The problem:
Extract, in full, the lines below, beginning at the first and ending with the line that contains "const yTicks = [0, 5, 10, 15, 20, 25, 30, 35];". Pictures do not belong in the copy.

Records provided:
# # # # # # #
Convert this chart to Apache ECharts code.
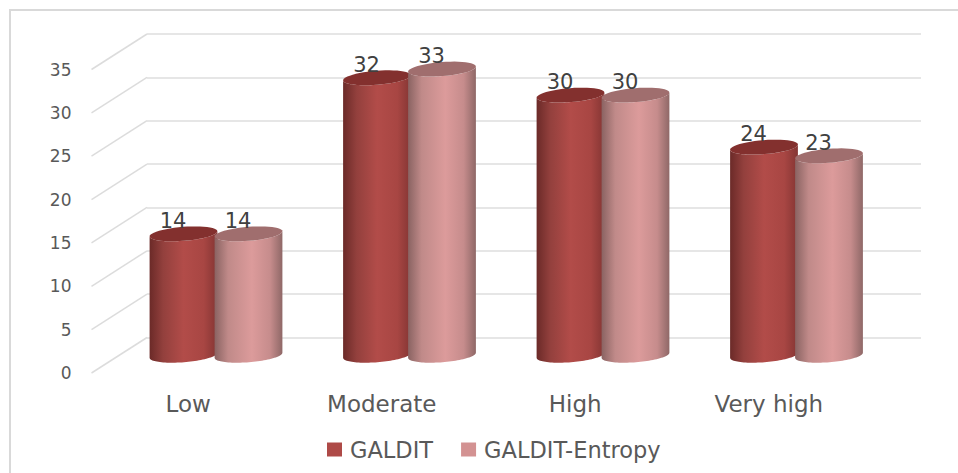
<!DOCTYPE html>
<html>
<head>
<meta charset="utf-8">
<script src="https://cdn.jsdelivr.net/npm/echarts@6/dist/echarts.min.js"></script>
<style>
  html, body { margin: 0; padding: 0; background: #fff; }
  #chart { width: 958px; height: 473px; }
</style>
</head>
<body>
<div id="chart"></div>
<script>
const categories = ['Low', 'Moderate', 'High', 'Very high'];
const galdit = [14, 32, 30, 24];
const galditEntropy = [14, 33, 30, 23];
const yTicks = [0, 5, 10, 15, 20, 25, 30, 35];

// oblique depth between the front plane (labels) and the back wall (gridlines)
const DEPTH_X = 55.5;
const DEPTH_Y = -35.5;
const TEXT = 'DejaVu Sans';

function ellipsePoints(cx, cy, rx, ry, from, to) {
  const tilt = -4.5 * Math.PI / 180;
  const pts = [];
  for (let i = 0; i <= 48; i++) {
    const t = from + (to - from) * i / 48;
    const ex = rx * Math.cos(t);
    const ey = ry * Math.sin(t);
    pts.push([
      cx + ex * Math.cos(tilt) - ey * Math.sin(tilt),
      cy + ex * Math.sin(tilt) + ey * Math.cos(tilt),
    ]);
  }
  return pts;
}

function cylinder(offset, stops, topColor) {
  return (params, api) => {
    const top = api.coord([api.value(0), api.value(1)]);
    const base = api.coord([api.value(0), 0]);
    const cx = top[0] + DEPTH_X / 2 + offset;
    const yTop = top[1] + DEPTH_Y / 2;
    const yBase = base[1] + DEPTH_Y / 2;
    const rx = 34;
    const ry = 7;
    const lower = ellipsePoints(cx, yBase, rx, ry, Math.PI, 0);
    const upper = ellipsePoints(cx, yTop, rx, ry, 0, Math.PI);
    return {
      type: 'group',
      children: [
        {
          type: 'polygon',
          shape: { points: lower.concat(upper) },
          style: {
            fill: new echarts.graphic.LinearGradient(0, 0, 1, 0, stops),
          },
        },
        {
          type: 'polygon',
          shape: { points: ellipsePoints(cx, yTop, rx, ry, 0, Math.PI * 2) },
          style: { fill: topColor },
        },
        {
          type: 'text',
          style: {
            text: String(api.value(1)),
            x: cx - 10.5,
            y: yTop - 13,
            align: 'center',
            verticalAlign: 'middle',
            font: '21px "' + TEXT + '"',
            fill: '#404040',
          },
        },
      ],
    };
  };
}

function slantLine(params, api) {
  const y = api.coord([0, api.value(0)])[1];
  const x = params.coordSys.x;
  return {
    type: 'line',
    shape: { x1: x, y1: y, x2: x + DEPTH_X, y2: y + DEPTH_Y },
    style: { stroke: '#dcdcdc', lineWidth: 1.5 },
  };
}

const chart = echarts.init(document.getElementById('chart'), null, { renderer: 'svg' });
chart.setOption({
  animation: false,
  backgroundColor: '#fff',
  legend: {
    left: 322,
    top: 433,
    itemWidth: 15,
    itemHeight: 14,
    itemGap: 28,
    icon: 'rect',
    data: ['GALDIT', 'GALDIT-Entropy'],
    textStyle: { fontFamily: TEXT, fontSize: 22.5, color: '#595959', padding: [0, 0, 0, 3] },
  },
  grid: [
    { left: 147, top: 34, width: 774, height: 303.5 },
    { left: 91.5, top: 69.5, width: 774, height: 303.5 },
  ],
  xAxis: [
    { gridIndex: 0, type: 'category', data: categories, show: false },
    {
      gridIndex: 1,
      type: 'category',
      data: categories,
      axisLine: { show: false },
      axisTick: { show: false },
      axisLabel: { margin: 19, fontFamily: TEXT, fontSize: 23, color: '#595959' },
    },
  ],
  yAxis: [
    {
      gridIndex: 0,
      type: 'value',
      min: 0,
      max: 35,
      interval: 5,
      axisLine: { show: false },
      axisTick: { show: false },
      axisLabel: { show: false },
      splitLine: { lineStyle: { color: '#dedede', width: 1.5 } },
    },
    {
      gridIndex: 1,
      type: 'value',
      min: 0,
      max: 35,
      interval: 5,
      axisLine: { show: false },
      axisTick: { show: false },
      axisLabel: { margin: 20, fontFamily: TEXT, fontSize: 17, color: '#595959' },
      splitLine: { show: false },
    },
  ],
  series: [
    {
      type: 'custom',
      xAxisIndex: 1,
      yAxisIndex: 1,
      clip: false,
      silent: true,
      data: yTicks.map((v) => [v]),
      encode: { y: 0 },
      renderItem: slantLine,
    },
    {
      name: 'GALDIT',
      type: 'custom',
      xAxisIndex: 1,
      yAxisIndex: 1,
      clip: false,
      itemStyle: { color: '#ae4a47' },
      data: galdit.map((v, i) => [i, v]),
      encode: { x: 0, y: 1 },
      renderItem: cylinder(-32.5, [
        { offset: 0, color: '#6b2a28' },
        { offset: 0.2, color: '#93403d' },
        { offset: 0.5, color: '#b24c49' },
        { offset: 0.8, color: '#a84643' },
        { offset: 1, color: '#843533' },
      ], '#83302e'),
    },
    {
      name: 'GALDIT-Entropy',
      type: 'custom',
      xAxisIndex: 1,
      yAxisIndex: 1,
      clip: false,
      itemStyle: { color: '#d39292' },
      data: galditEntropy.map((v, i) => [i, v]),
      encode: { x: 0, y: 1 },
      renderItem: cylinder(32.5, [
        { offset: 0, color: '#8a6362' },
        { offset: 0.2, color: '#c08a89' },
        { offset: 0.55, color: '#dc9b9b' },
        { offset: 0.82, color: '#c68c8c' },
        { offset: 1, color: '#8f6867' },
      ], '#a06e6e'),
    },
  ],
  graphic: [
    {
      type: 'polyline',
      silent: true,
      shape: { points: [[10, 473], [10, 10], [958, 10]] },
      style: { stroke: '#d9d9d9', lineWidth: 2, fill: null },
    },
  ],
});
</script>
</body>
</html>
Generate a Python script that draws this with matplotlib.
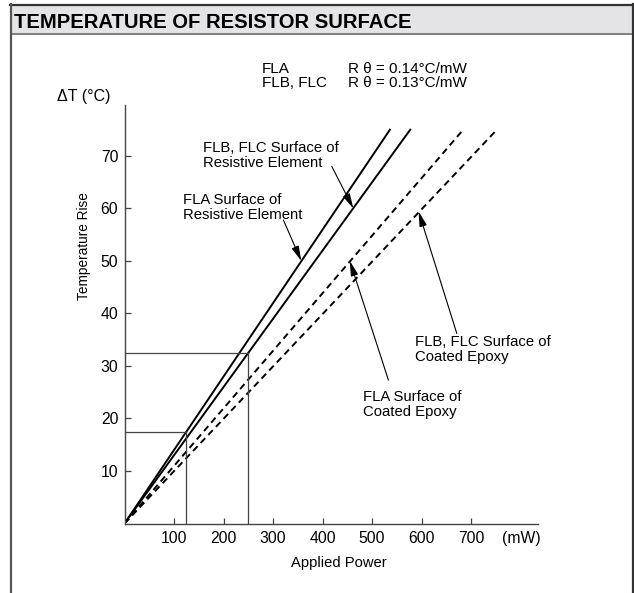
import matplotlib
matplotlib.use("Agg")
import matplotlib.pyplot as plt
from matplotlib.lines import Line2D
from matplotlib.patches import Rectangle

plt.rcParams['font.family'] = ['Liberation Sans', 'DejaVu Sans']

# thermal resistance lines (applied power mW -> temperature rise degC)
fla_res_x = [0, 536]
fla_res_y = [0, 75]
flb_res_x = [0, 577]
flb_res_y = [0, 75]
fla_epoxy_x = [0, 684]
fla_epoxy_y = [0, 75]
flb_epoxy_x = [0, 752]
flb_epoxy_y = [0, 75]

# rated points marked with guide lines
guide_power = [125, 250]
guide_temp = [17.5, 32.5]

x_ticks = [100, 200, 300, 400, 500, 600, 700]
y_ticks = [10, 20, 30, 40, 50, 60, 70]

W, H = 634, 593
fig = plt.figure(figsize=(W / 100, H / 100), dpi=100)

def fx(px):
    return px / W

def fy(py):
    return 1 - py / H

# header band and frame
fig.patches.append(Rectangle((fx(11), fy(33.5)), fx(632.5) - fx(11), fy(4.5) - fy(33.5),
                             transform=fig.transFigure, facecolor='#e4e4e6', edgecolor='none'))
fig.lines.append(Line2D([fx(10), fx(633)], [fy(4.5), fy(4.5)], transform=fig.transFigure, color='#333333', lw=1.6))
fig.lines.append(Line2D([fx(11), fx(632.5)], [fy(33.5), fy(33.5)], transform=fig.transFigure, color='#777777', lw=1.3))
fig.lines.append(Line2D([fx(11), fx(11)], [fy(4), fy(593)], transform=fig.transFigure, color='#555555', lw=1.6))
fig.lines.append(Line2D([fx(632.5), fx(632.5)], [fy(4), fy(593)], transform=fig.transFigure, color='#333333', lw=1.6))
fig.text(fx(14), fy(28), 'TEMPERATURE OF RESISTOR SURFACE', fontsize=14.6, fontweight='bold',
         va='baseline', ha='left')

# legend text
fig.text(fx(262), fy(73), 'FLA', fontsize=11, va='baseline')
fig.text(fx(262), fy(87), 'FLB, FLC', fontsize=11, va='baseline')
fig.text(fx(348), fy(73), 'R \u03b8 = 0.14\u00b0C/mW', fontsize=11, va='baseline')
fig.text(fx(348), fy(87), 'R \u03b8 = 0.13\u00b0C/mW', fontsize=11, va='baseline')

ax = fig.add_axes([124.5 / W, (H - 523.5) / H, 413.5 / W, 418.5 / H])
ax.set_xlim(0, 835)
ax.set_ylim(0, 79.7)
for s in ['top', 'right']:
    ax.spines[s].set_visible(False)
for s in ['left', 'bottom']:
    ax.spines[s].set_color('#444444')
    ax.spines[s].set_linewidth(1.0)

ax.plot(fla_res_x, fla_res_y, color='black', lw=1.4)
ax.plot(flb_res_x, flb_res_y, color='black', lw=1.4)
ax.plot(fla_epoxy_x, fla_epoxy_y, color='black', lw=1.4, dashes=(3.4, 2.3))
ax.plot(flb_epoxy_x, flb_epoxy_y, color='black', lw=1.4, dashes=(3.4, 2.3))

for p, t in zip(guide_power, guide_temp):
    ax.plot([0, p], [t, t], color='#444444', lw=0.9)
    ax.plot([p, p], [0, t], color='#444444', lw=0.9)

ax.set_xticks(x_ticks)
ax.set_yticks(y_ticks)
ax.tick_params(direction='in', length=4.5, width=0.9, color='#444444', labelsize=11.3)
ax.tick_params(axis='x', pad=5.5)
ax.tick_params(axis='y', pad=4.5)
ax.text(801, -1.5, '(mW)', fontsize=11.3, ha='center', va='top', clip_on=False)

fig.text(fx(57), fy(101), '\u0394T (\u00b0C)', fontsize=11.5, va='baseline')
fig.text(fx(339), fy(567), 'Applied Power', fontsize=10.6, ha='center', va='baseline')
fig.text(fx(84), fy(246.5), 'Temperature Rise', fontsize=9.8, rotation=90, ha='center', va='center')

# callouts
arrow = dict(arrowstyle='-|>,head_length=0.6,head_width=0.15', mutation_scale=15,
             color='black', lw=0.8, shrinkA=0, shrinkB=0)
ax.annotate('', xy=(462, 60.0), xytext=(418.6, 68.0), arrowprops=arrow)
ax.annotate('', xy=(357, 50.0), xytext=(320.8, 57.8), arrowprops=arrow)
ax.annotate('', xy=(455, 50.0), xytext=(533, 27.3), arrowprops=arrow)
ax.annotate('', xy=(594, 59.4), xytext=(671, 36.2), arrowprops=arrow)

lab = dict(fontsize=10.7, ha='left', va='top', linespacing=1.1)
ax.text(158.6, 72.9, 'FLB, FLC Surface of\nResistive Element', **lab)
ax.text(118, 63, 'FLA Surface of\nResistive Element', **lab)
ax.text(587, 35.9, 'FLB, FLC Surface of\nCoated Epoxy', **lab)
ax.text(482, 25.4, 'FLA Surface of\nCoated Epoxy', **lab)

fig.savefig('out.png', dpi=100)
# # # # # # #
Solution for this problem:
Convert this chart to Apache ECharts code.
<!DOCTYPE html>
<html>
<head>
<meta charset="utf-8">
<script src="https://cdn.jsdelivr.net/npm/echarts@6/dist/echarts.min.js"></script>
<style>
  html, body { margin: 0; padding: 0; background: #fff; }
  #chart { width: 958px; height: 473px; }
</style>
</head>
<body>
<div id="chart"></div>
<script>
const categories = ['Low', 'Moderate', 'High', 'Very high'];
const galdit = [14, 32, 30, 24];
const galditEntropy = [14, 33, 30, 23];
const yTicks = [0, 5, 10, 15, 20, 25, 30, 35];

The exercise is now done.